▸ Information shown:
· · · · · · ·

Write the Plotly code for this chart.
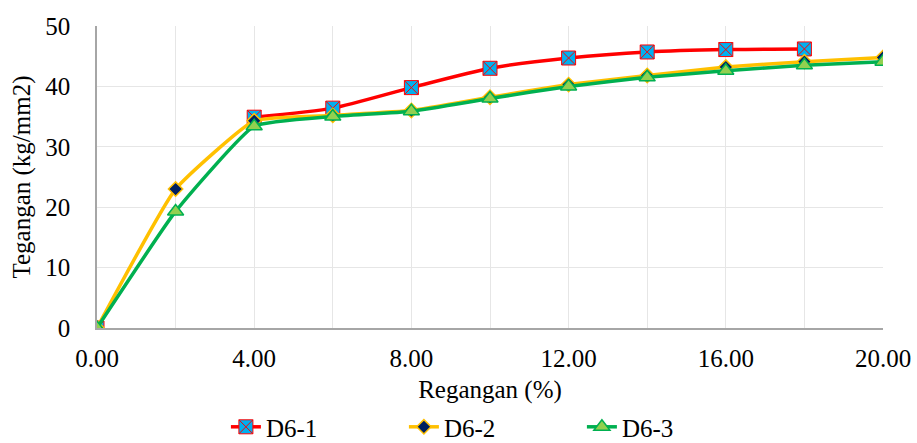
import plotly.graph_objects as go

strain = [0, 2, 4, 6, 8, 10, 12, 14, 16, 18, 20]
d6_1 = [0, None, 34.9, 36.4, 39.8, 43.0, 44.7, 45.7, 46.1, 46.2, None]
d6_2 = [0, 23.0, 34.3, 35.2, 36.0, 38.2, 40.3, 41.8, 43.2, 44.1, 44.8]
d6_3 = [0, 19.3, 33.4, 35.0, 35.9, 38.0, 40.0, 41.5, 42.6, 43.5, 44.1]

FONT = "Liberation Serif, Times New Roman, serif"
FS = 25

fig = go.Figure()
fig.add_trace(go.Scatter(
    x=strain, y=d6_1, name="D6-1", mode="lines+markers",
    line=dict(color="#ff0000", width=3.5, shape="spline", smoothing=0.6),
    marker=dict(symbol="square-x", size=14, color="#00b0f0",
                line=dict(color="#ff0000", width=1)),
    connectgaps=False))
fig.add_trace(go.Scatter(
    x=strain, y=d6_2, name="D6-2", mode="lines+markers",
    line=dict(color="#ffc000", width=3.5, shape="spline", smoothing=0.4),
    marker=dict(symbol="diamond", size=11, color="#002060",
                line=dict(color="#ffc000", width=1.5))))
fig.add_trace(go.Scatter(
    x=strain, y=d6_3, name="D6-3", mode="lines+markers",
    line=dict(color="#00b050", width=3.5, shape="spline", smoothing=0.4),
    marker=dict(symbol="triangle-up", size=14, color="#92d050",
                line=dict(color="#00b050", width=1.5))))

fig.update_layout(
    width=917, height=443,
    margin=dict(l=97, r=34, t=26, b=115, autoexpand=False),
    paper_bgcolor="white", plot_bgcolor="white",
    font=dict(family=FONT, size=FS, color="#000000"),
    showlegend=True,
    legend=dict(orientation="h", x=0.164, xanchor="left",
                yref="container", y=0.036, yanchor="middle",
                font=dict(family=FONT, size=FS), entrywidth=133, entrywidthmode="pixels",
                bgcolor="rgba(0,0,0,0)"),
)
fig.update_xaxes(
    range=[0, 20], tickmode="linear", tick0=0, dtick=4, tickformat=".2f",
    showgrid=True, gridcolor="#e6e6e6", gridwidth=1,
    minor=dict(dtick=2, showgrid=True, gridcolor="#e6e6e6", gridwidth=1),
    showline=True, linecolor="#a6a6a6", linewidth=1.5, zeroline=False,
    ticks="", ticklen=0, ticklabelstandoff=7,
    title=dict(text="Regangan (%)", font=dict(family=FONT, size=FS), standoff=22),
    tickfont=dict(family=FONT, size=FS),
    automargin=True,
)
fig.update_yaxes(
    range=[0, 50], tickmode="linear", tick0=0, dtick=10,
    showgrid=True, gridcolor="#e6e6e6", gridwidth=1,
    showline=True, linecolor="#a6a6a6", linewidth=1.5, zeroline=False,
    ticks="", ticklabelstandoff=20,
    title=dict(text="Tegangan (kg/mm2)", font=dict(family=FONT, size=FS), standoff=8),
    tickfont=dict(family=FONT, size=FS),
    automargin=True,
)

fig.write_html("out.html")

· · · · · · ·

▸ Exercise aim:
Restate the data above word for word. Skip every picture.

▸ Written answer:
Write the Plotly code for this chart.
import plotly.graph_objects as go

strain = [0, 2, 4, 6, 8, 10, 12, 14, 16, 18, 20]
d6_1 = [0, None, 34.9, 36.4, 39.8, 43.0, 44.7, 45.7, 46.1, 46.2, None]
d6_2 = [0, 23.0, 34.3, 35.2, 36.0, 38.2, 40.3, 41.8, 43.2, 44.1, 44.8]
d6_3 = [0, 19.3, 33.4, 35.0, 35.9, 38.0, 40.0, 41.5, 42.6, 43.5, 44.1]

FONT = "Liberation Serif, Times New Roman, serif"
FS = 25

fig = go.Figure()
fig.add_trace(go.Scatter(
    x=strain, y=d6_1, name="D6-1", mode="lines+markers",
    line=dict(color="#ff0000", width=3.5, shape="spline", smoothing=0.6),
    marker=dict(symbol="square-x", size=14, color="#00b0f0",
                line=dict(color="#ff0000", width=1)),
    connectgaps=False))
fig.add_trace(go.Scatter(
    x=strain, y=d6_2, name="D6-2", mode="lines+markers",
    line=dict(color="#ffc000", width=3.5, shape="spline", smoothing=0.4),
    marker=dict(symbol="diamond", size=11, color="#002060",
                line=dict(color="#ffc000", width=1.5))))
fig.add_trace(go.Scatter(
    x=strain, y=d6_3, name="D6-3", mode="lines+markers",
    line=dict(color="#00b050", width=3.5, shape="spline", smoothing=0.4),
    marker=dict(symbol="triangle-up", size=14, color="#92d050",
                line=dict(color="#00b050", width=1.5))))

fig.update_layout(
    width=917, height=443,
    margin=dict(l=97, r=34, t=26, b=115, autoexpand=False),
    paper_bgcolor="white", plot_bgcolor="white",
    font=dict(family=FONT, size=FS, color="#000000"),
    showlegend=True,
    legend=dict(orientation="h", x=0.164, xanchor="left",
                yref="container", y=0.036, yanchor="middle",
                font=dict(family=FONT, size=FS), entrywidth=133, entrywidthmode="pixels",
                bgcolor="rgba(0,0,0,0)"),
)
fig.update_xaxes(
    range=[0, 20], tickmode="linear", tick0=0, dtick=4, tickformat=".2f",
    showgrid=True, gridcolor="#e6e6e6", gridwidth=1,
    minor=dict(dtick=2, showgrid=True, gridcolor="#e6e6e6", gridwidth=1),
    showline=True, linecolor="#a6a6a6", linewidth=1.5, zeroline=False,
    ticks="", ticklen=0, ticklabelstandoff=7,
    title=dict(text="Regangan (%)", font=dict(family=FONT, size=FS), standoff=22),
    tickfont=dict(family=FONT, size=FS),
    automargin=True,
)
fig.update_yaxes(
    range=[0, 50], tickmode="linear", tick0=0, dtick=10,
    showgrid=True, gridcolor="#e6e6e6", gridwidth=1,
    showline=True, linecolor="#a6a6a6", linewidth=1.5, zeroline=False,
    ticks="", ticklabelstandoff=20,
    title=dict(text="Tegangan (kg/mm2)", font=dict(family=FONT, size=FS), standoff=8),
    tickfont=dict(family=FONT, size=FS),
    automargin=True,
)

fig.write_html("out.html")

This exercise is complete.